Esto no es un recetario, es apenas una nota de opinión de alguien que pasó mucho de su vida entre niñes y escuelas. Menciono algunas cosas sueltas, de negro sobre blanco, simples pero que pueden hacer la diferencia: para jugar a los jueguitos están los celulares. Pero para aprender a usar Word, Excel, tener un email, hacer un trámite online o buscar información, un sector enorme de la población solo tiene la escuela.
Para saber que existen los museos, apreciar una obra de arte, para jugar un “amistoso” con chicos de otros establecimientos educativos, para acceder a un libro, para escuchar un cuento, para leerlo, para escuchar música o ver un espectáculo que no sea esa tinelización absurda y embrutecedora que se consume cotidianamente desde las pantallas comerciales, un enorme sector, solo tiene la escuela.
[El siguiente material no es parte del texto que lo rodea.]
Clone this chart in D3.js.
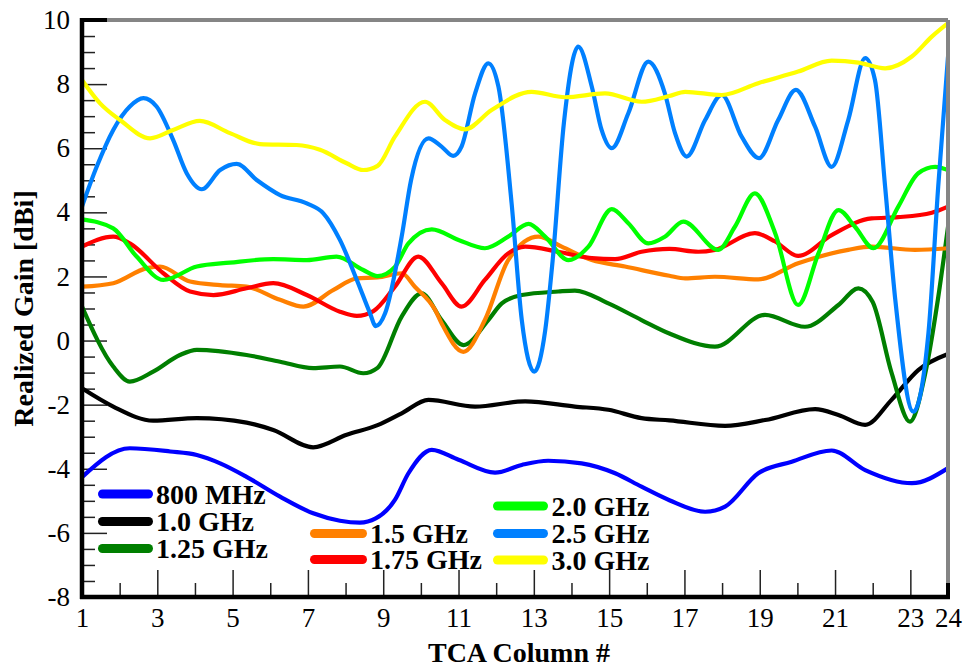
<!DOCTYPE html>
<html>
<head>
<meta charset="utf-8">
<script src="https://cdn.jsdelivr.net/npm/d3@7"></script>
<style>
  html, body { margin: 0; padding: 0; background: #fff; }
  svg { display: block; }
  text { font-family: "Liberation Serif", "Times New Roman", serif; fill: #000; }
</style>
</head>
<body>
<svg id="chart" width="966" height="669"></svg>
<script>
// Realized gain [dBi] versus TCA column, one curve per frequency.
// Each series: [column, gain] samples along the curve.
const gain800MHz = [[1,-4.26],[2.27,-3.36],[3.34,-3.46],[4.05,-3.57],[4.67,-3.83],[5.37,-4.25],[6.26,-4.87],[7.14,-5.39],[7.85,-5.62],[8.38,-5.68],[8.8,-5.55],[9.31,-4.97],[9.67,-4.14],[10.29,-3.41],[11.0,-3.72],[11.97,-4.12],[12.68,-3.88],[13.38,-3.75],[14.27,-3.83],[15.16,-4.14],[15.86,-4.56],[16.6,-4.98],[17.55,-5.34],[18.08,-5.18],[18.96,-4.14],[19.85,-3.78],[20.91,-3.43],[21.8,-4.04],[23.04,-4.45],[24,-3.98]];
const gain1000MHz = [[1,-1.49],[1.83,-2.06],[2.89,-2.5],[4.05,-2.42],[5.37,-2.56],[6.08,-2.79],[7.14,-3.33],[8.03,-2.94],[8.85,-2.64],[9.49,-2.27],[10.2,-1.85],[11.44,-2.06],[12.77,-1.9],[14.09,-2.06],[14.98,-2.16],[15.86,-2.42],[16.6,-2.49],[18.08,-2.66],[19.14,-2.48],[20.47,-2.14],[21.09,-2.32],[21.8,-2.63],[22.5,-1.85],[23.21,-0.92],[24,-0.42]];
const gain1250MHz = [[1,1.06],[1.83,-0.81],[2.27,-1.28],[2.89,-0.97],[3.6,-0.45],[4.05,-0.29],[5.37,-0.45],[6.26,-0.66],[7.14,-0.86],[7.85,-0.81],[8.47,-1.02],[8.85,-0.85],[9.49,0.75],[10.02,1.47],[10.55,0.64],[11.13,-0.14],[11.79,0.64],[12.15,1.16],[12.68,1.42],[13.65,1.53],[14.09,1.56],[14.98,1.16],[15.86,0.64],[16.6,0.22],[17.81,-0.19],[19.14,0.8],[20.2,0.43],[21.09,1.11],[21.62,1.63],[22.0,1.2],[22.5,-1.0],[22.99,-2.53],[23.4,-1.0],[23.73,1.27],[24,3.55]];
const gain1500MHz = [[1,1.68],[1.83,1.79],[2.72,2.26],[3.07,2.31],[3.87,1.84],[4.67,1.73],[5.37,1.68],[6.26,1.27],[6.88,1.06],[7.68,1.58],[8.3,1.94],[8.85,1.97],[9.49,2.1],[9.84,1.68],[10.38,0.95],[10.55,0.54],[11.13,-0.35],[11.7,0.64],[12.32,2.51],[13.12,3.24],[13.74,2.93],[14.54,2.51],[15.42,2.31],[16.6,2.02],[17.02,1.94],[17.81,1.99],[18.96,1.91],[20.02,2.41],[21.35,2.83],[21.97,2.93],[23.12,2.83],[24,2.88]];
const gain1750MHz = [[1,2.93],[1.83,3.24],[2.27,3.03],[3.16,2.1],[3.87,1.53],[4.49,1.42],[5.37,1.63],[6.08,1.79],[6.97,1.42],[7.85,0.9],[8.3,0.77],[8.74,0.92],[9.31,1.68],[9.93,2.62],[10.55,1.79],[11.08,1.06],[11.7,1.89],[12.32,2.72],[12.77,2.93],[13.65,2.77],[14.54,2.57],[15.16,2.54],[15.86,2.77],[16.6,2.86],[17.37,2.77],[17.81,2.83],[18.87,3.35],[19.41,3.09],[20.02,2.64],[20.91,3.29],[21.97,3.81],[22.68,3.85],[23.57,3.99],[24,4.18]];
const gain2000MHz = [[1,3.78],[1.83,3.5],[2.45,2.62],[3.16,1.89],[4.05,2.31],[4.93,2.43],[6.08,2.54],[6.97,2.51],[7.76,2.62],[8.47,2.2],[8.85,2.01],[9.31,2.3],[9.67,3.03],[10.29,3.47],[11.0,3.14],[11.7,2.88],[12.32,3.24],[12.86,3.64],[13.3,3.24],[13.92,2.51],[14.45,2.93],[15.07,4.1],[15.51,3.66],[16.04,3.03],[16.48,3.24],[16.97,3.71],[17.9,2.83],[18.34,3.55],[18.87,4.59],[19.41,3.35],[20.02,1.11],[20.56,2.72],[21.09,4.07],[21.53,3.55],[22.02,2.88],[22.68,4.18],[23.21,5.22],[23.66,5.42],[24,5.32]];
const gain2500MHz = [[1,4.18],[1.39,5.42],[1.83,6.57],[2.27,7.3],[2.63,7.56],[2.98,7.3],[3.42,6.26],[3.78,5.22],[4.18,4.72],[4.67,5.32],[5.11,5.51],[5.64,5.01],[6.26,4.54],[6.97,4.28],[7.41,3.97],[7.85,3.14],[8.3,1.89],[8.65,0.85],[8.8,0.45],[9.05,0.85],[9.49,3.24],[9.74,5.01],[10.2,6.31],[10.55,6.05],[10.86,5.76],[11.08,6.05],[11.44,7.71],[11.79,8.65],[12.06,7.92],[12.41,4.28],[12.68,0.64],[13.01,-0.97],[13.3,0.3],[13.5,2.5],[13.8,6.8],[14.18,9.17],[14.54,7.92],[14.8,6.57],[15.07,6.0],[15.51,7.09],[16.04,8.7],[16.48,7.71],[16.75,6.47],[17.06,5.74],[17.55,6.88],[17.99,7.66],[18.52,6.36],[18.98,5.69],[19.49,6.88],[19.96,7.82],[20.47,6.67],[20.91,5.42],[21.35,6.88],[21.8,8.81],[22.06,8.13],[22.33,4.8],[22.6,1.27],[23.08,-2.22],[23.48,0.23],[23.74,4.8],[24,8.86]];
const gain3000MHz = [[1,8.13],[1.48,7.4],[2.01,6.88],[2.81,6.31],[3.42,6.57],[4.13,6.85],[4.93,6.47],[5.73,6.13],[6.7,6.1],[7.32,5.95],[8.03,5.53],[8.47,5.32],[8.85,5.45],[9.31,6.36],[10.11,7.45],[10.64,6.88],[11.17,6.59],[11.88,7.19],[12.94,7.76],[13.83,7.59],[14.89,7.71],[15.86,7.45],[16.6,7.63],[17.02,7.76],[17.99,7.66],[18.96,8.03],[20.02,8.39],[20.91,8.73],[21.62,8.67],[22.33,8.49],[23.04,8.86],[23.57,9.48],[24,9.9]];

const seriesNames = ["800 MHz","1.0 GHz","1.25 GHz","1.5 GHz","1.75 GHz","2.0 GHz","2.5 GHz","3.0 GHz"];
const seriesColors = ["#0000ff","#000000","#007f00","#ff8000","#ff0000","#00ff00","#0080ff","#ffff00"];
const seriesData = [gain800MHz,gain1000MHz,gain1250MHz,gain1500MHz,gain1750MHz,gain2000MHz,gain2500MHz,gain3000MHz];

const xMajorTicks = [1,3,5,7,9,11,13,15,17,19,21,23];
const xMinorTicks = [2,4,6,8,10,12,14,16,18,20,22,24];
const xTickLabels = [1,3,5,7,9,11,13,15,17,19,21,23,24];
const yMajorTicks = [-8,-6,-4,-2,0,2,4,6,8,10];
const yMinorTicks = d3.range(-7.5, 10, 0.5).filter(v => v % 2 !== 0);

const xTitle = "TCA Column #";
const yTitle = "Realized Gain [dBi]";

const svg = d3.select("#chart");
const plotLeft = 82, plotRight = 948, plotTop = 20, plotBottom = 597;

const x = d3.scaleLinear().domain([1, 24]).range([plotLeft, plotRight]);
const y = d3.scaleLinear().domain([-8, 10]).range([plotBottom, plotTop]);

// Tick marks point inward from the left and bottom axes
function tickGroup(axis, transform) {
  const g = svg.append("g").attr("transform", transform).call(axis);
  g.select(".domain").remove();
  g.selectAll(".tick line").attr("stroke", "#222").attr("stroke-width", 1.5);
  return g;
}
tickGroup(d3.axisBottom(x).tickValues(xMajorTicks).tickSize(-27).tickFormat(""), `translate(0,${plotBottom})`);
tickGroup(d3.axisBottom(x).tickValues(xMinorTicks).tickSize(-14).tickFormat(""), `translate(0,${plotBottom})`);
tickGroup(d3.axisLeft(y).tickValues(yMajorTicks).tickSize(-25).tickFormat(""), `translate(${plotLeft},0)`);
tickGroup(d3.axisLeft(y).tickValues(yMinorTicks).tickSize(-13).tickFormat(""), `translate(${plotLeft},0)`);

const xLab = tickGroup(d3.axisBottom(x).tickValues(xTickLabels).tickSize(0).tickPadding(11).tickFormat(d => String(d)), `translate(0,${plotBottom})`);
xLab.selectAll("text").attr("font-size", 27).attr("font-family", "'Liberation Serif', serif").attr("fill", "#111");
const yLab = tickGroup(d3.axisLeft(y).tickValues(yMajorTicks).tickSize(0).tickPadding(12).tickFormat(d => String(d)), `translate(${plotLeft},0)`);
yLab.selectAll("text").attr("font-size", 27).attr("font-family", "'Liberation Serif', serif").attr("fill", "#111");

// Curves
const line = d3.line()
  .x(d => x(d[0]))
  .y(d => y(d[1]))
  .curve(d3.curveMonotoneX);

svg.append("g").selectAll("path")
  .data(seriesData)
  .join("path")
  .attr("d", d => line(d))
  .attr("fill", "none")
  .attr("stroke", (d, i) => seriesColors[i])
  .attr("stroke-width", 4.2)
  .attr("stroke-linejoin", "round");

// Frame: grey top/right, black left/bottom
svg.append("line").attr("x1", plotLeft).attr("x2", plotRight).attr("y1", plotTop).attr("y2", plotTop)
  .attr("stroke", "#858585").attr("stroke-width", 4);
svg.append("line").attr("x1", plotRight).attr("x2", plotRight).attr("y1", plotTop).attr("y2", plotBottom)
  .attr("stroke", "#858585").attr("stroke-width", 4);
svg.append("line").attr("x1", plotLeft).attr("x2", plotLeft).attr("y1", plotTop - 2).attr("y2", plotBottom + 2)
  .attr("stroke", "#000").attr("stroke-width", 4.5);
svg.append("line").attr("x1", plotLeft - 2).attr("x2", plotRight + 2).attr("y1", plotBottom).attr("y2", plotBottom)
  .attr("stroke", "#000").attr("stroke-width", 4.5);
// black end pieces where the frame meets the last ticks
svg.append("line").attr("x1", plotLeft).attr("x2", x(1) + 25).attr("y1", plotTop).attr("y2", plotTop)
  .attr("stroke", "#000").attr("stroke-width", 4);
svg.append("line").attr("x1", plotRight).attr("x2", plotRight).attr("y1", plotBottom - 14).attr("y2", plotBottom)
  .attr("stroke", "#000").attr("stroke-width", 4);

// Axis titles
svg.append("text")
  .attr("x", 519).attr("y", 662)
  .attr("text-anchor", "middle")
  .attr("font-size", 28).attr("font-weight", "bold")
  .text(xTitle);
svg.append("text")
  .attr("transform", `translate(33,${(plotTop + plotBottom) / 2}) rotate(-90)`)
  .attr("text-anchor", "middle")
  .attr("font-size", 28).attr("font-weight", "bold")
  .text(yTitle);

// Legend, three columns
const legendColumns = [
  { x1: 102.5, x2: 148.5, tx: 156, ys: [494, 521.5, 548.5], items: [0, 1, 2] },
  { x1: 314.5, x2: 362.5, tx: 370, ys: [533.5, 559.5], items: [3, 4] },
  { x1: 497.5, x2: 543.5, tx: 551.5, ys: [506, 533.5, 560], items: [5, 6, 7] }
];
const legend = svg.append("g");
legendColumns.forEach(col => {
  col.items.forEach((idx, k) => {
    legend.append("line")
      .attr("x1", col.x1).attr("x2", col.x2)
      .attr("y1", col.ys[k]).attr("y2", col.ys[k])
      .attr("stroke", seriesColors[idx]).attr("stroke-width", 9)
      .attr("stroke-linecap", "round");
    legend.append("text")
      .attr("x", col.tx).attr("y", col.ys[k] + 9.5)
      .attr("font-size", 28).attr("font-weight", "bold")
      .text(seriesNames[idx]);
  });
});
</script>
</body>
</html>
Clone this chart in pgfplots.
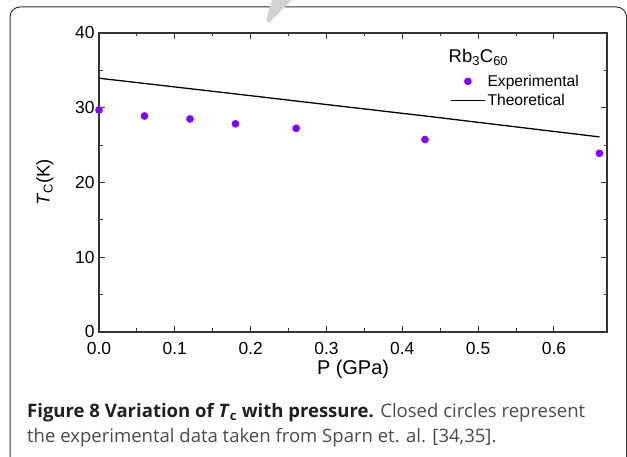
\documentclass[border=0pt]{standalone}
\usepackage{fontspec}
\setmainfont{Liberation Sans}
\newfontfamily\capfont{Open Sans}
\usepackage{pgfplots}
\pgfplotsset{compat=1.18}
\definecolor{expcol}{HTML}{8000FF}
\definecolor{axcol}{HTML}{333333}
\definecolor{captxt}{HTML}{4A4A4A}
\begin{document}
\begin{tikzpicture}[x=1bp,y=1bp]
\useasboundingbox (0,0) rectangle (627,457);
% frame
\draw[axcol, line width=1bp, rounded corners=10bp] (10,450) -- (626.5,450) -- (626.5,-20) -- (10,-20) -- cycle;
% watermark fragment
\fill[gray!35] (272,457) -- (292,457) -- (269,434) -- (266,437) -- cycle;
\begin{axis}[
  at={(99bp,125bp)}, anchor=south west,
  scale only axis, width=508bp, height=299bp,
  xmin=0, xmax=0.67, ymin=0, ymax=40,
  xtick={0,0.1,0.2,0.3,0.4,0.5,0.6},
  xticklabels={0.0,0.1,0.2,0.3,0.4,0.5,0.6},
  ytick={0,10,20,30,40},
  minor x tick num=1, minor y tick num=1,
  tick align=inside,
  major tick length=6bp, minor tick length=3.5bp,
  axis line style={axcol, line width=1.1bp},
  every tick/.style={axcol, line width=1bp},
  tick label style={font=\fontsize{17.5}{20}\selectfont, text=black},
  xticklabel style={yshift=-7bp},
  yticklabel style={xshift=-1bp},
  /pgf/number format/assume math mode=true,
  xlabel={P (GPa)},
  ylabel={\textit{T}\textsubscript{C}(K)},
  xlabel style={font=\fontsize{20}{23}\selectfont, at={(axis description cs:0.5,0)}, anchor=north, yshift=-25bp},
  ylabel style={font=\fontsize{18.5}{21}\selectfont, at={(axis description cs:0,0.5)}, anchor=south, yshift=42bp},
  legend style={draw=none, fill=none, at={(rel axis cs:0.691,0.867)}, anchor=north west,
    font=\fontsize{15.7}{18}\selectfont, legend cell align=left,
    row sep=2.5bp, inner sep=0bp,
    /tikz/every even column/.append style={column sep=5bp}},
  legend image code/.code={\draw[mark repeat=2,mark phase=2,#1] plot coordinates {(0bp,0bp) (17bp,0bp) (34bp,0bp)};},
]
\addplot[only marks, mark=*, mark size=3.6bp, mark options={draw=expcol, fill=expcol}] coordinates {
  (0.0,29.7) (0.06,28.9) (0.12,28.5) (0.18,27.85) (0.26,27.25) (0.43,25.75) (0.66,23.9)
};
\addlegendentry{Experimental}
\addplot[black, line width=1.3bp] coordinates {
  (0.0,33.95) (0.06,33.25) (0.12,32.55) (0.18,31.85) (0.26,30.9) (0.43,28.9) (0.66,26.1)
};
\addlegendentry{Theoretical}
\node[anchor=base west, inner sep=0pt, font=\fontsize{18.5}{21}\selectfont] at (rel axis cs:0.688,0.9) {Rb\textsubscript{3}C\textsubscript{60}};
\end{axis}
% caption
\node[anchor=base west, inner sep=0pt, font=\capfont\fontsize{18.6}{22}\selectfont] at (27,39) {\textcolor{black!88}{\textbf{Figure 8 Variation of \textit{T}\textsubscript{c} with pressure.}} \textcolor{captxt}{Closed circles represent}};
\node[anchor=base west, inner sep=0pt, font=\capfont\fontsize{18.6}{22}\selectfont, text=captxt] at (27,14) {the experimental data taken from Sparn et. al. [34,35].};
\end{tikzpicture}
\end{document}
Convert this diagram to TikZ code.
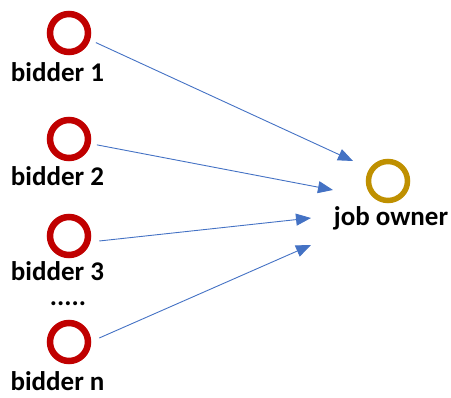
\documentclass[tikz,border=0pt]{standalone}
\usepackage{fontspec}
\setmainfont{Carlito}
\usetikzlibrary{arrows.meta}
\definecolor{bred}{HTML}{C00000}
\definecolor{bgold}{HTML}{BF9000}
\definecolor{bblue}{HTML}{4472C4}
\begin{document}
\begin{tikzpicture}[x=1pt,y=-1pt,
  bidder/.style={circle,draw=bred,line width=6.5pt,minimum size=38pt,inner sep=0pt},
  owner/.style={circle,draw=bgold,line width=5.5pt,minimum size=39pt,inner sep=0pt},
  lbl/.style={font=\bfseries\fontsize{27}{30}\selectfont,inner sep=0pt,anchor=base},
  conn/.style={draw=bblue,line width=0.9pt,-{Triangle[length=15pt,width=12pt]}}]
\useasboundingbox (0,0) rectangle (451,398);
\node[bidder] (b1) at (69,33) {};
\node[bidder] (b2) at (69,139) {};
\node[bidder] (b3) at (69,236) {};
\node[bidder] (bn) at (69,342) {};
\node[owner] (jo) at (388,181) {};
\node[lbl] (l1) at (57.5,82) {bidder 1};
\node[lbl] (l2) at (57.5,186) {bidder 2};
\node[lbl] (l3) at (57.5,281) {bidder 3};
\node[lbl,text height=5pt,text depth=0pt] (ld) at (68,306) {.....};
\node[lbl] (ln) at (57.5,391) {bidder n};
\node[lbl] (lj) at (391,226) {job owner};
\coordinate (t1) at (353,161);
\coordinate (t2) at (333,190);
\coordinate (t3) at (311,218);
\coordinate (t4) at (311,245);
\draw[conn] (b1.-20) ++(6,2) -- (t1);
\draw[conn] (b2.-10) ++(6,2) -- (t2);
\draw[conn] (b3.0) ++(8,5) -- (t3);
\draw[conn] (bn.0) ++(8,-4) -- (t4);
\end{tikzpicture}
\end{document}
Y por supuesto, esto exige docentes no tinelizados ni embrutecidos por las pantallas. Esto exige proyecto educativo, objetivos, planificación, continuidad, evaluación, revisión, discusión y estudio.
Y yo sí creo —y he sido testigo— que ese alumne que ha sido “tocado” por ese contenido, puede ser quien rompa la cadena familiar de exclusiones que arrastra.
(*) Parte de lo expuesto está incluido en el libro “Cuándo/cuando hacemos escuela”, de Elena Rigatuso, Marcelo Guillermero y Nelda Rossi.